Brief: For this exercise, repeat all of the material verbatim apart from its images.

_ _ _ _ _ _ _

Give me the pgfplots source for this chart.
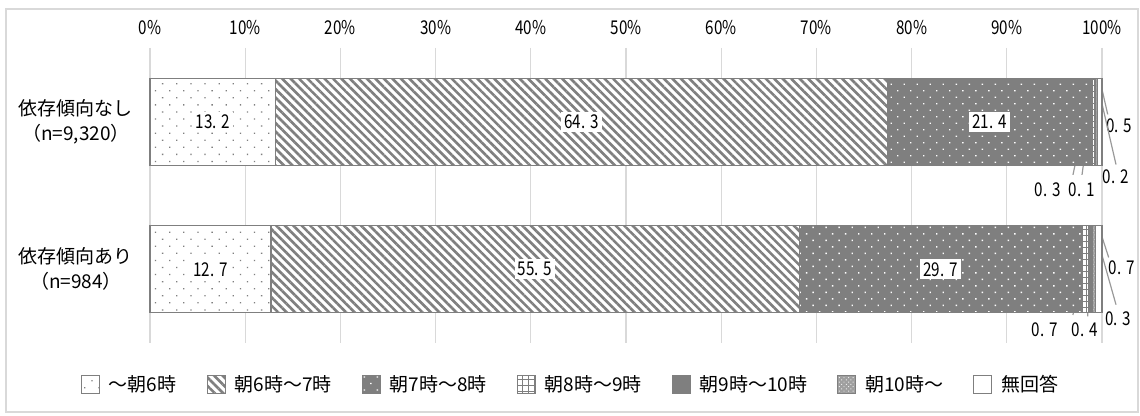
\documentclass[border=0pt]{standalone}
\usepackage{fontspec}
\setmainfont{Noto Sans CJK JP}
\newfontfamily\numfont[FakeStretch=0.8]{Noto Sans CJK JP}
\usepackage{pgfplots}
\pgfplotsset{compat=1.18}
\usepackage{pgfplotstable}
\usetikzlibrary{patterns.meta}

\definecolor{pg}{HTML}{7F7F7F}
\definecolor{gridc}{HTML}{D9D9D9}
\definecolor{leadc}{HTML}{999999}

\pgfplotstableread{
y a b c d e f g
0 13.2 64.3 21.4 0.3 0.1 0.2 0.5
1 12.7 55.5 29.7 0.7 0.4 0.3 0.7
}\data

\pgfplotsset{
  clabel/.style={
    point meta=explicit,
    nodes near coords={\pgfmathprintnumber[fixed,fixed zerofill,precision=1,assume math mode=true,dec sep={.\kern2.5pt}]{\pgfplotspointmeta}},
    every node near coord/.append style={anchor=center, fill=white, inner sep=1.5pt,
      font=\fontsize{9.5}{11}\selectfont\numfont, text=black},
  },
}

\newcommand{\smlab}[1]{\fontsize{9.5}{11}\selectfont\numfont #1}

\begin{document}
\begin{tikzpicture}[x=1pt,y=1pt]
\useasboundingbox (0,0) rectangle (570,208);
\draw[gridc, line width=0.6pt] (3,2) rectangle (569,203.5);
\begin{axis}[
  at={(75pt,36.5pt)}, anchor=south west,
  scale only axis, width=476pt, height=147.5pt,
  xbar stacked, bar width=43.5pt,
  xmin=0, xmax=100, ymin=-0.5, ymax=1.5, y dir=reverse,
  xtick={0,10,...,100},
  xticklabels={0\%,10\%,20\%,30\%,40\%,50\%,60\%,70\%,80\%,90\%,100\%},
  xticklabel pos=upper,
  xticklabel style={font=\fontsize{9.5}{11}\selectfont\numfont, yshift=3pt},
  xmajorgrids, grid style={gridc, line width=0.6pt},
  ytick={0,1},
  yticklabels={{依存傾向なし\\（n=9,320）},{依存傾向あり\\（n=984）}},
  yticklabel style={align=center, font=\fontsize{9.5}{12.5}\selectfont, xshift=-5pt},
  major tick length=0pt,
  axis line style={draw=none},
  clip=false,
  legend style={at={(0.443,-0.142)}, anchor=center, draw=none, legend columns=-1,
    font=\fontsize{9.5}{11}\selectfont,
    /tikz/every odd column/.append style={column sep=2.5pt},
    /tikz/every even column/.append style={column sep=13pt}},
  legend image code/.code={\draw[#1, line width=0.5pt] (0pt,-4.5pt) rectangle (9pt,4.5pt);},
]
\addplot[fill=white, draw=pg, line width=0.6pt,
  postaction={pattern={Dots[distance=5pt, radius=0.45pt, angle=45]}, pattern color=pg},
  clabel] table[x=a, y=y, meta=a] \data;
\addplot[fill=white, draw=pg, line width=0.6pt,
  postaction={pattern={Lines[angle=-45, distance=3pt, line width=1.3pt]}, pattern color=pg},
  clabel] table[x=b, y=y, meta=b] \data;
\addplot[fill=pg, draw=pg, line width=0.6pt,
  postaction={pattern={Dots[distance=4.6pt, radius=0.5pt, angle=45]}, pattern color=white},
  clabel] table[x=c, y=y, meta=c] \data;
\addplot[fill=white, draw=pg, line width=0.6pt,
  postaction={pattern={Hatch[angle=0, distance=3pt, line width=0.5pt]}, pattern color=pg}]
  table[x=d, y=y] \data;
\addplot[fill=pg, draw=pg, line width=0.6pt] table[x=e, y=y] \data;
\addplot[fill=gray!75, draw=pg, line width=0.6pt,
  postaction={pattern={Dots[distance=1.6pt, radius=0.35pt, angle=45]}, pattern color=white!85!gray}]
  table[x=f, y=y] \data;
\addplot[fill=white, draw=pg, line width=0.6pt] table[x=g, y=y] \data;
\legend{～朝6時, 朝6時〜7時, 朝7時〜8時, 朝8時〜9時, 朝9時〜10時, 朝10時〜, 無回答}

% leader lines and labels for the small segments, row 1
\draw[leadc, line width=0.6pt] (axis cs:99.05,-0.29) -- (axis cs:96.95,0.36);
\draw[leadc, line width=0.6pt] (axis cs:99.26,-0.29) -- (axis cs:97.9,0.36);
\draw[leadc, line width=0.6pt] (axis cs:99.4,-0.29) -- (axis cs:101.47,0.29);
\draw[leadc, line width=0.6pt] (axis cs:99.75,-0.29) -- (axis cs:100.6,-0.05);
\node at (axis cs:94.33,0.46) {\smlab{0.\kern2.5pt3}};
\node at (axis cs:97.9,0.46) {\smlab{0.\kern2.5pt1}};
\node at (axis cs:101.47,0.375) {\smlab{0.\kern2.5pt2}};
\node at (axis cs:101.8,0.024) {\smlab{0.\kern2.5pt5}};
% row 2
\draw[leadc, line width=0.6pt] (axis cs:98.25,0.71) -- (axis cs:96.95,1.31);
\draw[leadc, line width=0.6pt] (axis cs:98.8,0.71) -- (axis cs:98.5,1.32);
\draw[leadc, line width=0.6pt] (axis cs:99.15,0.71) -- (axis cs:101.47,1.24);
\draw[leadc, line width=0.6pt] (axis cs:99.65,0.71) -- (axis cs:100.7,0.92);
\node at (axis cs:94.0,1.41) {\smlab{0.\kern2.5pt7}};
\node at (axis cs:98.2,1.41) {\smlab{0.\kern2.5pt4}};
\node at (axis cs:101.7,1.335) {\smlab{0.\kern2.5pt3}};
\node at (axis cs:102.1,0.99) {\smlab{0.\kern2.5pt7}};
\end{axis}
\end{tikzpicture}
\end{document}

_ _ _ _ _ _ _

Task result:
Give me the pgfplots source for this chart.
\documentclass[border=0pt]{standalone}
\usepackage{fontspec}
\setmainfont{Noto Sans CJK JP}
\newfontfamily\numfont[FakeStretch=0.8]{Noto Sans CJK JP}
\usepackage{pgfplots}
\pgfplotsset{compat=1.18}
\usepackage{pgfplotstable}
\usetikzlibrary{patterns.meta}

\definecolor{pg}{HTML}{7F7F7F}
\definecolor{gridc}{HTML}{D9D9D9}
\definecolor{leadc}{HTML}{999999}

\pgfplotstableread{
y a b c d e f g
0 13.2 64.3 21.4 0.3 0.1 0.2 0.5
1 12.7 55.5 29.7 0.7 0.4 0.3 0.7
}\data

\pgfplotsset{
  clabel/.style={
    point meta=explicit,
    nodes near coords={\pgfmathprintnumber[fixed,fixed zerofill,precision=1,assume math mode=true,dec sep={.\kern2.5pt}]{\pgfplotspointmeta}},
    every node near coord/.append style={anchor=center, fill=white, inner sep=1.5pt,
      font=\fontsize{9.5}{11}\selectfont\numfont, text=black},
  },
}

\newcommand{\smlab}[1]{\fontsize{9.5}{11}\selectfont\numfont #1}

\begin{document}
\begin{tikzpicture}[x=1pt,y=1pt]
\useasboundingbox (0,0) rectangle (570,208);
\draw[gridc, line width=0.6pt] (3,2) rectangle (569,203.5);
\begin{axis}[
  at={(75pt,36.5pt)}, anchor=south west,
  scale only axis, width=476pt, height=147.5pt,
  xbar stacked, bar width=43.5pt,
  xmin=0, xmax=100, ymin=-0.5, ymax=1.5, y dir=reverse,
  xtick={0,10,...,100},
  xticklabels={0\%,10\%,20\%,30\%,40\%,50\%,60\%,70\%,80\%,90\%,100\%},
  xticklabel pos=upper,
  xticklabel style={font=\fontsize{9.5}{11}\selectfont\numfont, yshift=3pt},
  xmajorgrids, grid style={gridc, line width=0.6pt},
  ytick={0,1},
  yticklabels={{依存傾向なし\\（n=9,320）},{依存傾向あり\\（n=984）}},
  yticklabel style={align=center, font=\fontsize{9.5}{12.5}\selectfont, xshift=-5pt},
  major tick length=0pt,
  axis line style={draw=none},
  clip=false,
  legend style={at={(0.443,-0.142)}, anchor=center, draw=none, legend columns=-1,
    font=\fontsize{9.5}{11}\selectfont,
    /tikz/every odd column/.append style={column sep=2.5pt},
    /tikz/every even column/.append style={column sep=13pt}},
  legend image code/.code={\draw[#1, line width=0.5pt] (0pt,-4.5pt) rectangle (9pt,4.5pt);},
]
\addplot[fill=white, draw=pg, line width=0.6pt,
  postaction={pattern={Dots[distance=5pt, radius=0.45pt, angle=45]}, pattern color=pg},
  clabel] table[x=a, y=y, meta=a] \data;
\addplot[fill=white, draw=pg, line width=0.6pt,
  postaction={pattern={Lines[angle=-45, distance=3pt, line width=1.3pt]}, pattern color=pg},
  clabel] table[x=b, y=y, meta=b] \data;
\addplot[fill=pg, draw=pg, line width=0.6pt,
  postaction={pattern={Dots[distance=4.6pt, radius=0.5pt, angle=45]}, pattern color=white},
  clabel] table[x=c, y=y, meta=c] \data;
\addplot[fill=white, draw=pg, line width=0.6pt,
  postaction={pattern={Hatch[angle=0, distance=3pt, line width=0.5pt]}, pattern color=pg}]
  table[x=d, y=y] \data;
\addplot[fill=pg, draw=pg, line width=0.6pt] table[x=e, y=y] \data;
\addplot[fill=gray!75, draw=pg, line width=0.6pt,
  postaction={pattern={Dots[distance=1.6pt, radius=0.35pt, angle=45]}, pattern color=white!85!gray}]
  table[x=f, y=y] \data;
\addplot[fill=white, draw=pg, line width=0.6pt] table[x=g, y=y] \data;
\legend{～朝6時, 朝6時〜7時, 朝7時〜8時, 朝8時〜9時, 朝9時〜10時, 朝10時〜, 無回答}

% leader lines and labels for the small segments, row 1
\draw[leadc, line width=0.6pt] (axis cs:99.05,-0.29) -- (axis cs:96.95,0.36);
\draw[leadc, line width=0.6pt] (axis cs:99.26,-0.29) -- (axis cs:97.9,0.36);
\draw[leadc, line width=0.6pt] (axis cs:99.4,-0.29) -- (axis cs:101.47,0.29);
\draw[leadc, line width=0.6pt] (axis cs:99.75,-0.29) -- (axis cs:100.6,-0.05);
\node at (axis cs:94.33,0.46) {\smlab{0.\kern2.5pt3}};
\node at (axis cs:97.9,0.46) {\smlab{0.\kern2.5pt1}};
\node at (axis cs:101.47,0.375) {\smlab{0.\kern2.5pt2}};
\node at (axis cs:101.8,0.024) {\smlab{0.\kern2.5pt5}};
% row 2
\draw[leadc, line width=0.6pt] (axis cs:98.25,0.71) -- (axis cs:96.95,1.31);
\draw[leadc, line width=0.6pt] (axis cs:98.8,0.71) -- (axis cs:98.5,1.32);
\draw[leadc, line width=0.6pt] (axis cs:99.15,0.71) -- (axis cs:101.47,1.24);
\draw[leadc, line width=0.6pt] (axis cs:99.65,0.71) -- (axis cs:100.7,0.92);
\node at (axis cs:94.0,1.41) {\smlab{0.\kern2.5pt7}};
\node at (axis cs:98.2,1.41) {\smlab{0.\kern2.5pt4}};
\node at (axis cs:101.7,1.335) {\smlab{0.\kern2.5pt3}};
\node at (axis cs:102.1,0.99) {\smlab{0.\kern2.5pt7}};
\end{axis}
\end{tikzpicture}
\end{document}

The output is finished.